WHAT NEEDS TO BE DONE >> Give back each entry unchanged, minus pictures.

** Start THE RECORDS **

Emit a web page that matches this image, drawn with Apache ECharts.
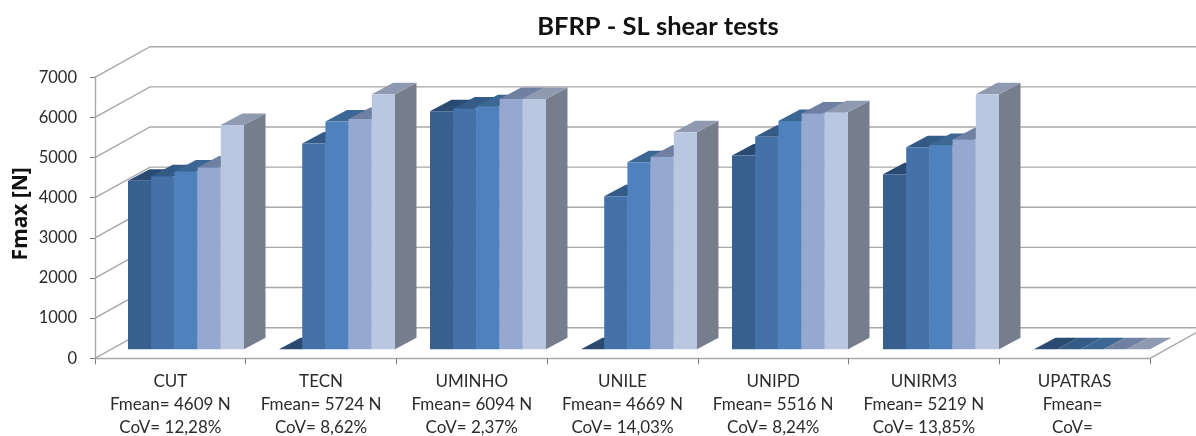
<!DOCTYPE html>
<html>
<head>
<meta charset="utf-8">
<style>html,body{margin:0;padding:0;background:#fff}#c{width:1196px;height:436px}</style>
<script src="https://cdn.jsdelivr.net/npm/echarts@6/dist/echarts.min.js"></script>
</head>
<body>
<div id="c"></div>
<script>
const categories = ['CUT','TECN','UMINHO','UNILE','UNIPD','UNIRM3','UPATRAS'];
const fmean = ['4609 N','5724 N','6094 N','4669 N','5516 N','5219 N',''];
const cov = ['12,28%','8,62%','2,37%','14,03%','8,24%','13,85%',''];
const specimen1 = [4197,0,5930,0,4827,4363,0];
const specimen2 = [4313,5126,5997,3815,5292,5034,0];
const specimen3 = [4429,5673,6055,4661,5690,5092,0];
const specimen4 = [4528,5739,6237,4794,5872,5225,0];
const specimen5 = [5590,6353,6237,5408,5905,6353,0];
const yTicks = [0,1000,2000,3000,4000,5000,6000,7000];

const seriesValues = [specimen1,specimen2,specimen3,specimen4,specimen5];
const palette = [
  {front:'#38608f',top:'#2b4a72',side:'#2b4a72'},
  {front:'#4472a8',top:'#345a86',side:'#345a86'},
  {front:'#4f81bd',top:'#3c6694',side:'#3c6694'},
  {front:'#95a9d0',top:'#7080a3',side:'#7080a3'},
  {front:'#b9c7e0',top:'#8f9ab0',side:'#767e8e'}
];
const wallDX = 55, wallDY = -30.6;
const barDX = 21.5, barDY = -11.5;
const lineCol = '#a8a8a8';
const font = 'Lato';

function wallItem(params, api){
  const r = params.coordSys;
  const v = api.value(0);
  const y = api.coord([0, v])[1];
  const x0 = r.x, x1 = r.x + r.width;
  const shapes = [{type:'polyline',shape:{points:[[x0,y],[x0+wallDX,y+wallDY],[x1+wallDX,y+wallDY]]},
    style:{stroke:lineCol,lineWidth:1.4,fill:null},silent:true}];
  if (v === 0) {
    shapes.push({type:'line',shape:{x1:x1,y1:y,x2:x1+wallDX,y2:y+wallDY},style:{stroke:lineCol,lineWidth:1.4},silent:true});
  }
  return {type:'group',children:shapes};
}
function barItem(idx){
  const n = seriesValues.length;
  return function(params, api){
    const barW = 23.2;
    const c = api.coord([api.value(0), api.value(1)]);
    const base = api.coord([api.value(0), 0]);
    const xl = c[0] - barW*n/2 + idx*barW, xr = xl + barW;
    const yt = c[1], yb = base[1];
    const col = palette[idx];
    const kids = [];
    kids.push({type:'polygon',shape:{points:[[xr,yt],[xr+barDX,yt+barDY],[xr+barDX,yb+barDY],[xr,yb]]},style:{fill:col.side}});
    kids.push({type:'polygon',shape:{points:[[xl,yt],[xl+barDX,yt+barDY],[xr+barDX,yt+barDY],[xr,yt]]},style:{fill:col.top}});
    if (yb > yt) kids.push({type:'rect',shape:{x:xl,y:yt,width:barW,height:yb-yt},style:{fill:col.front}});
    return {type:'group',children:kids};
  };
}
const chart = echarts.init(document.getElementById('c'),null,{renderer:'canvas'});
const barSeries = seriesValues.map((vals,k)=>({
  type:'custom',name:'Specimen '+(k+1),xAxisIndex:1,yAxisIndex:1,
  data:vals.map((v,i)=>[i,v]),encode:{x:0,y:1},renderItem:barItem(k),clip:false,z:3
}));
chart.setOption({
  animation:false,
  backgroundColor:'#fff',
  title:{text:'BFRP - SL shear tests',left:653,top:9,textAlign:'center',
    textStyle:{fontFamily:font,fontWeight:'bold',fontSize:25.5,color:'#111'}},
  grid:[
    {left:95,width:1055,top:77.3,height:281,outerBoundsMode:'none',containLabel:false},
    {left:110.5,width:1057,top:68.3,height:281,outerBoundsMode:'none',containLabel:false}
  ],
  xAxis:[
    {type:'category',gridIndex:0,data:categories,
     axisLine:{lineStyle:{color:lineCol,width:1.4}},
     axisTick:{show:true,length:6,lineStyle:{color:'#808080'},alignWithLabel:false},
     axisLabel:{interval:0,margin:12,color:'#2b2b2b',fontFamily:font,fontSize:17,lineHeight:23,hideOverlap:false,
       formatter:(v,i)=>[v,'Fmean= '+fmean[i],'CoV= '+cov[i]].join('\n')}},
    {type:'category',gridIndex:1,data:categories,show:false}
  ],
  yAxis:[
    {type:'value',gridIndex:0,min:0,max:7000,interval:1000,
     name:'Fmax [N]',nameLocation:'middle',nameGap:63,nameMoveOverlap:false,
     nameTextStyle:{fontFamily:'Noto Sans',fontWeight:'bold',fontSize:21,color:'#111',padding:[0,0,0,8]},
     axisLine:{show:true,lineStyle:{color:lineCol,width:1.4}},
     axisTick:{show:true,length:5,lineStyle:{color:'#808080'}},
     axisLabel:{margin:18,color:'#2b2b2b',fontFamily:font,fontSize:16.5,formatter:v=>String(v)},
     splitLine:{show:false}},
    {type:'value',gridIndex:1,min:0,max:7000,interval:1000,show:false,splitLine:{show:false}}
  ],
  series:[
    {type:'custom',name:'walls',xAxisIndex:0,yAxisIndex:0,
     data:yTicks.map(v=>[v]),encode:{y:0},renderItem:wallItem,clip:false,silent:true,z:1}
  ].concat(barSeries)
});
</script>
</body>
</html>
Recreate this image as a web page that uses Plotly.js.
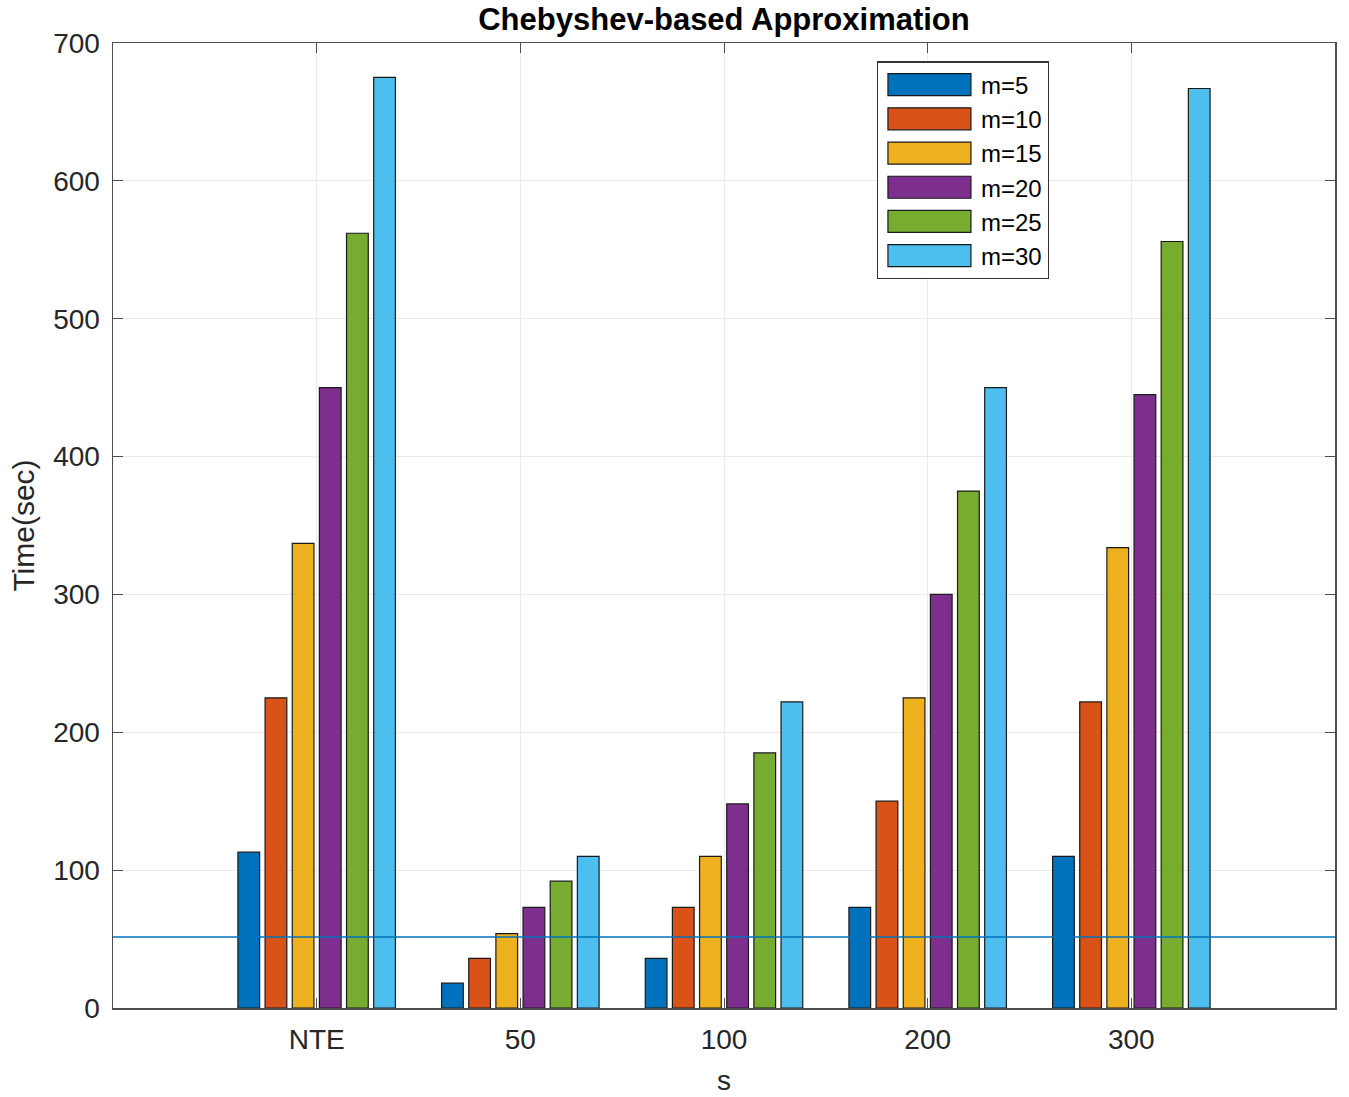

** End THE RECORDS **

ANSWER FOR THE TASK >>
Emit a web page that matches this image, drawn with Apache ECharts.
<!DOCTYPE html>
<html>
<head>
<meta charset="utf-8">
<style>html,body{margin:0;padding:0;background:#fff}#c{width:1196px;height:436px}</style>
<script src="https://cdn.jsdelivr.net/npm/echarts@6/dist/echarts.min.js"></script>
</head>
<body>
<div id="c"></div>
<script>
const categories = ['CUT','TECN','UMINHO','UNILE','UNIPD','UNIRM3','UPATRAS'];
const fmean = ['4609 N','5724 N','6094 N','4669 N','5516 N','5219 N',''];
const cov = ['12,28%','8,62%','2,37%','14,03%','8,24%','13,85%',''];
const specimen1 = [4197,0,5930,0,4827,4363,0];
const specimen2 = [4313,5126,5997,3815,5292,5034,0];
const specimen3 = [4429,5673,6055,4661,5690,5092,0];
const specimen4 = [4528,5739,6237,4794,5872,5225,0];
const specimen5 = [5590,6353,6237,5408,5905,6353,0];
const yTicks = [0,1000,2000,3000,4000,5000,6000,7000];

const seriesValues = [specimen1,specimen2,specimen3,specimen4,specimen5];
const palette = [
  {front:'#38608f',top:'#2b4a72',side:'#2b4a72'},
  {front:'#4472a8',top:'#345a86',side:'#345a86'},
  {front:'#4f81bd',top:'#3c6694',side:'#3c6694'},
  {front:'#95a9d0',top:'#7080a3',side:'#7080a3'},
  {front:'#b9c7e0',top:'#8f9ab0',side:'#767e8e'}
];
const wallDX = 55, wallDY = -30.6;
const barDX = 21.5, barDY = -11.5;
const lineCol = '#a8a8a8';
const font = 'Lato';

function wallItem(params, api){
  const r = params.coordSys;
  const v = api.value(0);
  const y = api.coord([0, v])[1];
  const x0 = r.x, x1 = r.x + r.width;
  const shapes = [{type:'polyline',shape:{points:[[x0,y],[x0+wallDX,y+wallDY],[x1+wallDX,y+wallDY]]},
    style:{stroke:lineCol,lineWidth:1.4,fill:null},silent:true}];
  if (v === 0) {
    shapes.push({type:'line',shape:{x1:x1,y1:y,x2:x1+wallDX,y2:y+wallDY},style:{stroke:lineCol,lineWidth:1.4},silent:true});
  }
  return {type:'group',children:shapes};
}
function barItem(idx){
  const n = seriesValues.length;
  return function(params, api){
    const barW = 23.2;
    const c = api.coord([api.value(0), api.value(1)]);
    const base = api.coord([api.value(0), 0]);
    const xl = c[0] - barW*n/2 + idx*barW, xr = xl + barW;
    const yt = c[1], yb = base[1];
    const col = palette[idx];
    const kids = [];
    kids.push({type:'polygon',shape:{points:[[xr,yt],[xr+barDX,yt+barDY],[xr+barDX,yb+barDY],[xr,yb]]},style:{fill:col.side}});
    kids.push({type:'polygon',shape:{points:[[xl,yt],[xl+barDX,yt+barDY],[xr+barDX,yt+barDY],[xr,yt]]},style:{fill:col.top}});
    if (yb > yt) kids.push({type:'rect',shape:{x:xl,y:yt,width:barW,height:yb-yt},style:{fill:col.front}});
    return {type:'group',children:kids};
  };
}
const chart = echarts.init(document.getElementById('c'),null,{renderer:'canvas'});
const barSeries = seriesValues.map((vals,k)=>({
  type:'custom',name:'Specimen '+(k+1),xAxisIndex:1,yAxisIndex:1,
  data:vals.map((v,i)=>[i,v]),encode:{x:0,y:1},renderItem:barItem(k),clip:false,z:3
}));
chart.setOption({
  animation:false,
  backgroundColor:'#fff',
  title:{text:'BFRP - SL shear tests',left:653,top:9,textAlign:'center',
    textStyle:{fontFamily:font,fontWeight:'bold',fontSize:25.5,color:'#111'}},
  grid:[
    {left:95,width:1055,top:77.3,height:281,outerBoundsMode:'none',containLabel:false},
    {left:110.5,width:1057,top:68.3,height:281,outerBoundsMode:'none',containLabel:false}
  ],
  xAxis:[
    {type:'category',gridIndex:0,data:categories,
     axisLine:{lineStyle:{color:lineCol,width:1.4}},
     axisTick:{show:true,length:6,lineStyle:{color:'#808080'},alignWithLabel:false},
     axisLabel:{interval:0,margin:12,color:'#2b2b2b',fontFamily:font,fontSize:17,lineHeight:23,hideOverlap:false,
       formatter:(v,i)=>[v,'Fmean= '+fmean[i],'CoV= '+cov[i]].join('\n')}},
    {type:'category',gridIndex:1,data:categories,show:false}
  ],
  yAxis:[
    {type:'value',gridIndex:0,min:0,max:7000,interval:1000,
     name:'Fmax [N]',nameLocation:'middle',nameGap:63,nameMoveOverlap:false,
     nameTextStyle:{fontFamily:'Noto Sans',fontWeight:'bold',fontSize:21,color:'#111',padding:[0,0,0,8]},
     axisLine:{show:true,lineStyle:{color:lineCol,width:1.4}},
     axisTick:{show:true,length:5,lineStyle:{color:'#808080'}},
     axisLabel:{margin:18,color:'#2b2b2b',fontFamily:font,fontSize:16.5,formatter:v=>String(v)},
     splitLine:{show:false}},
    {type:'value',gridIndex:1,min:0,max:7000,interval:1000,show:false,splitLine:{show:false}}
  ],
  series:[
    {type:'custom',name:'walls',xAxisIndex:0,yAxisIndex:0,
     data:yTicks.map(v=>[v]),encode:{y:0},renderItem:wallItem,clip:false,silent:true,z:1}
  ].concat(barSeries)
});
</script>
</body>
</html>
Recreate this image as a web page that uses Plotly.js.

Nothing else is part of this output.